这里先提一嘴CephRBD的问题。最近项目中有这样的需求:让集群中的Pod共享外部分布式存储,即多个Pod共同挂载一份存储,实现存储共享,这样可大大简化系统设计和复杂性。之前CephRBD都是挂载到一个Pod中运行的,CephRBD是否支持多Pod同时挂载呢?官方文档中给出了否定的答案: 基于CephRBD的Persistent Volume仅支持两种accessmode:

ReadWriteOnce和ReadOnlyMany,不支持ReadWriteMany。这样对于有读写需求的Pod来说,一个CephRBD pv仅能被一个node挂载一次。


我们来验证一下这个“不幸的”事实。


我们首先创建一个测试用的image:foo1。

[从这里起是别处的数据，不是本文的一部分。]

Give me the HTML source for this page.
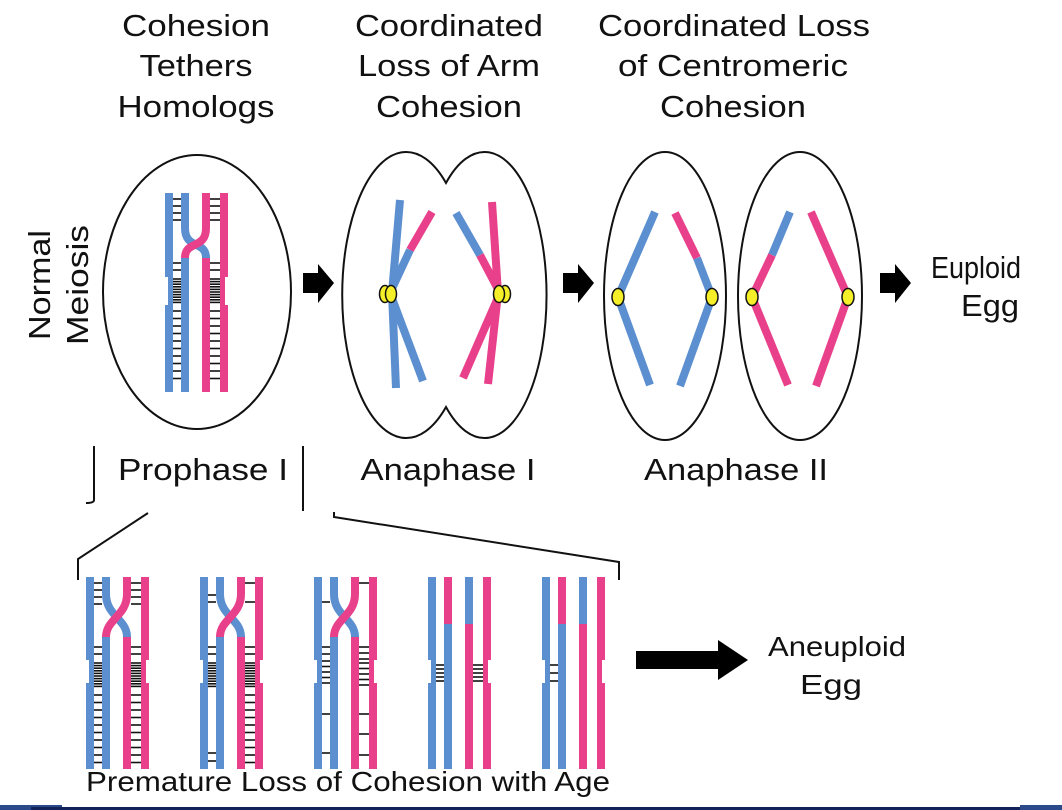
<!DOCTYPE html>
<html><head><meta charset="utf-8"><style>
html,body{margin:0;padding:0;background:#fff;width:1062px;height:810px;overflow:hidden}
svg text{font-family:"Liberation Sans",Arial,sans-serif;fill:#111}
</style></head><body>
<svg id="s" width="1062" height="810" viewBox="0 0 1062 810" xmlns="http://www.w3.org/2000/svg">
<g font-size="31" text-anchor="middle" lengthAdjust="spacingAndGlyphs">
<text x="196" y="36" textLength="148" lengthAdjust="spacingAndGlyphs">Cohesion</text>
<text x="196" y="76" textLength="113" lengthAdjust="spacingAndGlyphs">Tethers</text>
<text x="196" y="117" textLength="157" lengthAdjust="spacingAndGlyphs">Homologs</text>
<text x="449" y="36" textLength="188" lengthAdjust="spacingAndGlyphs">Coordinated</text>
<text x="449" y="76" textLength="182" lengthAdjust="spacingAndGlyphs">Loss of Arm</text>
<text x="449" y="117" textLength="146" lengthAdjust="spacingAndGlyphs">Cohesion</text>
<text x="734" y="36" textLength="272" lengthAdjust="spacingAndGlyphs">Coordinated Loss</text>
<text x="733" y="76" textLength="230" lengthAdjust="spacingAndGlyphs">of Centromeric</text>
<text x="733" y="117" textLength="146" lengthAdjust="spacingAndGlyphs">Cohesion</text>
<text x="203" y="480" textLength="170" lengthAdjust="spacingAndGlyphs">Prophase I</text>
<text x="448" y="480" textLength="175" lengthAdjust="spacingAndGlyphs">Anaphase I</text>
<text x="736" y="480" textLength="184" lengthAdjust="spacingAndGlyphs">Anaphase II</text>
<text x="976" y="278" textLength="90" lengthAdjust="spacingAndGlyphs">Euploid</text>
<text x="990" y="316" textLength="58" lengthAdjust="spacingAndGlyphs">Egg</text>
<text transform="translate(50,285) rotate(-90)" textLength="110" lengthAdjust="spacingAndGlyphs">Normal</text>
<text transform="translate(88,285) rotate(-90)" textLength="120" lengthAdjust="spacingAndGlyphs">Meiosis</text>
</g>
<g font-size="28" text-anchor="middle">
<text x="837" y="656" textLength="138" lengthAdjust="spacingAndGlyphs">Aneuploid</text>
<text x="831" y="694" textLength="62" lengthAdjust="spacingAndGlyphs">Egg</text>
<text x="348" y="791" textLength="524" lengthAdjust="spacingAndGlyphs">Premature Loss of Cohesion with Age</text>
</g>
<g fill="none" stroke="#111" stroke-width="2">
<ellipse cx="197" cy="292" rx="94" ry="137"/>
<path d="M446,183 A64,143 0 1 0 446,407 A62,143 0 1 0 446,183 Z"/>
<ellipse cx="665" cy="296" rx="61" ry="144"/>
<ellipse cx="800" cy="296" rx="62" ry="144"/>
<path d="M94,446 V500 Q94,503 86,503"/>
<path d="M303,446 V511"/>
<path d="M148,513 L78,559 V580"/>
<path d="M334,512 V517 L619,562 V580"/>
</g>
<g fill="#000">
<path d="M303,273 H318 V264 L334,283 L318,303 V293 H303 Z"/>
<path d="M563,273 H578 V264 L594,283 L578,303 V293 H563 Z"/>
<path d="M880,273 H895 V264 L911,283 L895,303 V293 H880 Z"/>
<path d="M636,651 H718 V640 L748,660 L718,680 V669 H636 Z"/>
</g>
<g stroke-width="8" stroke-linecap="butt" fill="none">
<path d="M400,200 L392,293 L396,388" stroke="#5b8fd0"/>
<path d="M432,212 L410,250" stroke="#e8408a"/>
<path d="M410,250 L390,293 L423,381" stroke="#5b8fd0"/>
<path d="M492,202 L498,293 L488,384" stroke="#e8408a"/>
<path d="M456,213 L480,255" stroke="#5b8fd0"/>
<path d="M480,255 L500,293 L463,378" stroke="#e8408a"/>
<path d="M655,212 L618,297 L650,385" stroke="#5b8fd0"/>
<path d="M675,213 L697,258" stroke="#e8408a"/>
<path d="M697,258 L712,297 L680,386" stroke="#5b8fd0"/>
<path d="M790,212 L772,255" stroke="#5b8fd0"/>
<path d="M772,255 L752,297 L788,385" stroke="#e8408a"/>
<path d="M811,212 L848,297 L816,386" stroke="#e8408a"/>
</g>
<g fill="#f5ef2a" stroke="#111" stroke-width="1.5">
<ellipse cx="385" cy="294" rx="5.5" ry="8.5"/><ellipse cx="391" cy="294" rx="5.5" ry="8.5"/>
<ellipse cx="505" cy="294" rx="5.5" ry="8.5"/><ellipse cx="499" cy="294" rx="5.5" ry="8.5"/>
<ellipse cx="618" cy="297" rx="6" ry="8.5"/><ellipse cx="712" cy="297" rx="6" ry="8.5"/>
<ellipse cx="752" cy="297" rx="6" ry="8.5"/><ellipse cx="848" cy="297" rx="6" ry="8.5"/>
</g>
<g id="chr"></g>
<rect x="0" y="805" width="62" height="5" fill="#2b4a8a"/>
<rect x="31" y="807" width="990" height="3" fill="#13235a"/>
<rect x="1020" y="805" width="42" height="5" fill="#2b4a8a"/>
</svg>
<script>
var B="#5b8fd0",P="#e8408a",g=document.getElementById("chr"),h="";
function R(x,y,w,hh,c){h+='<rect x="'+x+'" y="'+y+'" width="'+w+'" height="'+hh+'" fill="'+c+'"/>';}
function L(x1,x2,y){h+='<line x1="'+x1+'" x2="'+x2+'" y1="'+y+'" y2="'+y+'" stroke="#111" stroke-width="1.6"/>';}
function range(a,b,s){var r=[];for(var y=a;y<=b;y+=s)r.push(y);return r;}
function chrom(x0,top,bot,cs,ce,c1,c2,cross,tl,tr,split){
 var w=8,xs=[x0,x0+16,x0+37,x0+55];
 R(xs[0],top,w,c1-top,B);R(xs[0]+3,c1,w-3,c2-c1,B);R(xs[0],c2,w,bot-c2,B);
 R(xs[3],top,w,c1-top,P);R(xs[3],c1,w-3,c2-c1,P);R(xs[3],c2,w,bot-c2,P);
 if(cross){
  R(xs[1],top,w,cs-top,B);R(xs[2],top,w,cs-top,P);
  h+='<path d="M'+(xs[1]+4)+','+cs+' C'+(xs[1]+4)+','+(cs+22)+' '+(xs[2]+4)+','+(ce-18)+' '+(xs[2]+4)+','+ce+'" stroke="'+B+'" stroke-width="8" fill="none"/>';
  h+='<path d="M'+(xs[2]+4)+','+cs+' C'+(xs[2]+4)+','+(cs+22)+' '+(xs[1]+4)+','+(ce-18)+' '+(xs[1]+4)+','+ce+'" stroke="'+P+'" stroke-width="8" fill="none"/>';
  R(xs[1],ce,w,bot-ce,B);R(xs[2],ce,w,bot-ce,P);
 } else {
  R(xs[1],top,w,split-top,P);R(xs[1],split,w,bot-split,B);
  R(xs[2],top,w,split-top,B);R(xs[2],split,w,bot-split,P);
 }
 tl.forEach(function(y){L(xs[0]+w,xs[1],y);});
 tr.forEach(function(y){L(xs[2]+w,xs[3],y);});
}
function full(top){
 return range(top+6,top+30,7).concat(range(top+70,top+80,7),range(top+86,top+110,2.6),range(top+118,top+190,7.5));
}
chrom(165,193,392,228,258,277,305,true,full(193),full(193));
var T=577;
chrom(86,T,769,594,637,660,683,true,full(T),full(T));
chrom(200,T,769,594,637,660,683,true,
 [T+18,T+25].concat(range(T+70,T+80,7),range(T+86,T+110,2.6),[T+176,T+184]),
 [T+6,T+25].concat(range(T+70,T+80,7),range(T+86,T+110,2.6),range(T+118,T+190,7.5)));
chrom(314,T,769,594,637,660,683,true,
 [T+25].concat(range(T+70,T+80,7),range(T+84,T+110,5.5),[T+137,T+176]),
 [T+6].concat(range(T+70,T+82,6),range(T+86,T+110,5.5),[T+137,T+157,T+178]));
chrom(428,T,769,0,0,660,683,false,[T+88,T+92,T+96,T+100,T+104],[T+88,T+92,T+96,T+100,T+104],624);
chrom(542,T,769,0,0,660,683,false,[T+88,T+96,T+104],[],624);
g.innerHTML=h;
</script>
</body></html>
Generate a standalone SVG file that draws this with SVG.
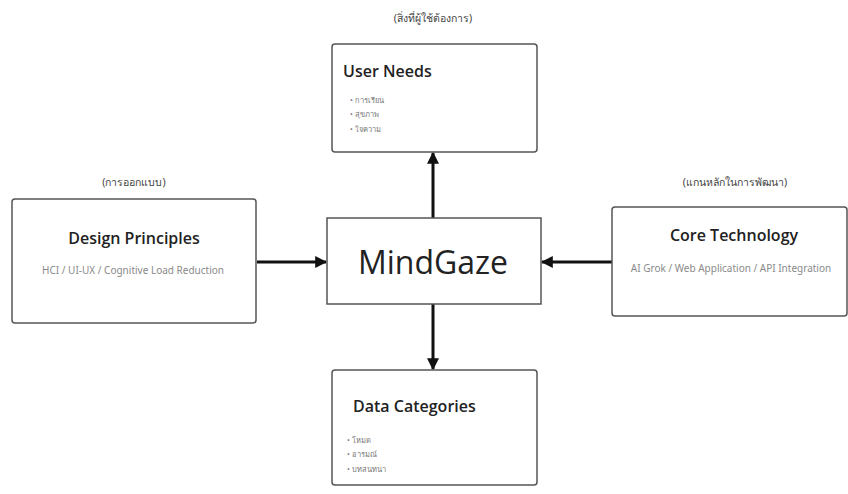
<svg xmlns="http://www.w3.org/2000/svg" width="848" height="494" viewBox="0 0 848 494">
<style>
.box{fill:#fff;stroke:#555;stroke-width:1.5}
.title{font-family:"Open Sans","Noto Sans",sans-serif;fill:#222;font-weight:600}
.cap{font-family:"Noto Sans","Liberation Sans",sans-serif;font-size:10.5px;fill:#444;text-anchor:middle}
.sub{font-family:"Noto Sans","Liberation Sans",sans-serif;font-size:10px;fill:#8a8a8a;text-anchor:middle}
.bul{font-family:"Noto Sans","Liberation Sans",sans-serif;font-size:7.5px;fill:#777}
.conn{stroke:#111;stroke-width:3;fill:none;marker-end:url(#ah)}
</style>
<defs>
<marker id="ah" viewBox="0 0 10 10" refX="9" refY="5" markerWidth="4" markerHeight="4" orient="auto" markerUnits="strokeWidth">
<path d="M0,0 L10,5 L0,10 Z" fill="#111"/>
</marker>
</defs>
<rect width="848" height="494" fill="#fff"/>
<g id="connectors">
<line class="conn" x1="433" y1="218" x2="433" y2="153"/>
<line class="conn" x1="433" y1="304" x2="433" y2="369"/>
<line class="conn" x1="257" y1="262" x2="326" y2="262"/>
<line class="conn" x1="612" y1="262" x2="542" y2="262"/>
</g>
<g id="center">
<rect class="box" x="327" y="218" width="214" height="86"/>
<text x="433" y="274" text-anchor="middle" font-family="Open Sans, Noto Sans, sans-serif" font-size="32" fill="#222">MindGaze</text>
</g>
<g id="user-needs">
<text class="cap" x="433" y="22">(สิ่งที่ผู้ใช้ต้องการ)</text>
<rect class="box" x="332" y="44" width="205" height="108" rx="3"/>
<text class="title" x="343" y="77" font-size="16">User Needs</text>
<text class="bul" x="350" y="103">• การเรียน</text>
<text class="bul" x="350" y="117">• สุขภาพ</text>
<text class="bul" x="350" y="132">• ใจความ</text>
</g>
<g id="design">
<text class="cap" x="134" y="186">(การออกแบบ)</text>
<rect class="box" x="12" y="199" width="244" height="124" rx="3"/>
<text class="title" x="134" y="244" font-size="16" text-anchor="middle">Design Principles</text>
<text class="sub" x="133" y="274">HCI / UI-UX / Cognitive Load Reduction</text>
</g>
<g id="core">
<text class="cap" x="735" y="186">(แกนหลักในการพัฒนา)</text>
<rect class="box" x="612" y="207" width="235" height="109" rx="3"/>
<text class="title" x="734" y="241" font-size="16" text-anchor="middle">Core Technology</text>
<text class="sub" x="731" y="272">AI Grok / Web Application / API Integration</text>
</g>
<g id="data">
<rect class="box" x="332" y="370" width="205" height="115" rx="3"/>
<text class="title" x="353" y="412" font-size="16">Data Categories</text>
<text class="bul" x="347" y="443">• โหมด</text>
<text class="bul" x="347" y="457">• อารมณ์</text>
<text class="bul" x="347" y="472">• บทสนทนา</text>
</g>
</svg>
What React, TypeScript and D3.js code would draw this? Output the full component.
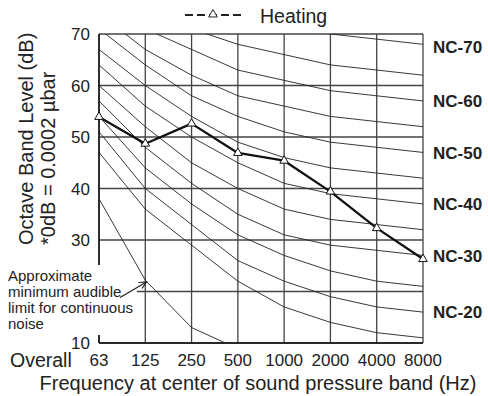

这里我利用了项目里写的CephRBD API服务,也可通过ceph命令手工创建:


# curl -v  -H "Content-type: application/json" -X POST -d '{"kind": "Images","apiVersion": "v1", "metadata": {"name": "foo1", "capacity": 512} ' http://192.168.3.22:8080/api/v1/pools/rbd/images

... ...

{

  "errcode": 0,

  "errmsg": "ok"

# curl http://192.168.3.22:8080/api/v1/pools/rbd/images

{

  "Kind": "ImagesList",

  "APIVersion": "v1",

  "Items": [

    {

      "name": "foo1"

    }

  ]

}


利用下面文件创建pv和pvc:


//ceph-pv.yaml


apiVersion: v1

kind: PersistentVolume

metadata:

  name: foo-pv

spec:

  capacity:

    storage: 512Mi

  accessModes:

    - ReadWriteMany

  rbd:

    monitors:

      - ceph_monitor_ip:port

    pool: rbd

    image: foo1

    user: admin

    secretRef:

      name: ceph-secret

    fsType: ext4

    readOnly: false

  persistentVolumeReclaimPolicy: Recycle


//ceph-pvc.yaml


kind: PersistentVolumeClaim

apiVersion: v1

metadata:

  name: foo-claim

spec:

  accessModes:

    - ReadWriteMany

  resources:

    requests:

      storage: 512Mi



创建后:


# kubectl get pv

[NAME                CAPACITY   ACCESSMODES   RECLAIMPOLICY   STATUS    CLAIM                        REASON    AGE

foo-pv              512Mi      RWO           Recycle         Bound     default/foo-claim                      20h


# kubectl get pvc

NAME                 STATUS    VOLUME              CAPACITY   ACCESSMODES   AGE

foo-claim            Bound     foo-pv              512Mi      RWO           20h


创建挂载上述image的Pod:


// ceph-pod2.yaml


apiVersion: v1

kind: Pod

metadata:

  name: ceph-pod2

spec:

  containers:

  - name: ceph-ubuntu2

    image: ubuntu:14.04

    command: ["tail", "-f", "/var/log/bootstrap.log"]

    volumeMounts:

    - name: ceph-vol2

      mountPath: /mnt/cephrbd/data

      readOnly: false

  volumes:

  - name: ceph-vol2

    persistentVolumeClaim:

      claimName: foo-claim


创建成功后,我们可以查看挂载目录的数据:


# kubectl exec ceph-pod2 ls /mnt/cephrbd/data

1.txt

lost+found


我们在同一个kubernetes node上再启动一个pod(可以把上面的ceph-pod2.yaml的pod name改为ceph-pod3),挂载同样的pv:


NAMESPACE                    NAME                                    READY     STATUS    RESTARTS   AGE       IP             NODE

default                      ceph-pod2                               1/1       Running   0          3m        172.16.57.9    xx.xx.xx.xx

default                      ceph-pod3                               1/1       Running   0          0s        172.16.57.10    xx.xx.xx.xx


# kubectl exec ceph-pod3 ls /mnt/cephrbd/data

1.txt

lost+found


我们通过ceph-pod2写一个文件,在ceph-pod3中将其读出:


# kubectl exec ceph-pod2 -- bash -c "for i in {1..10}; do sleep 1; echo 'pod2: Hello, World'>> /mnt/cephrbd/data/foo.txt ; done "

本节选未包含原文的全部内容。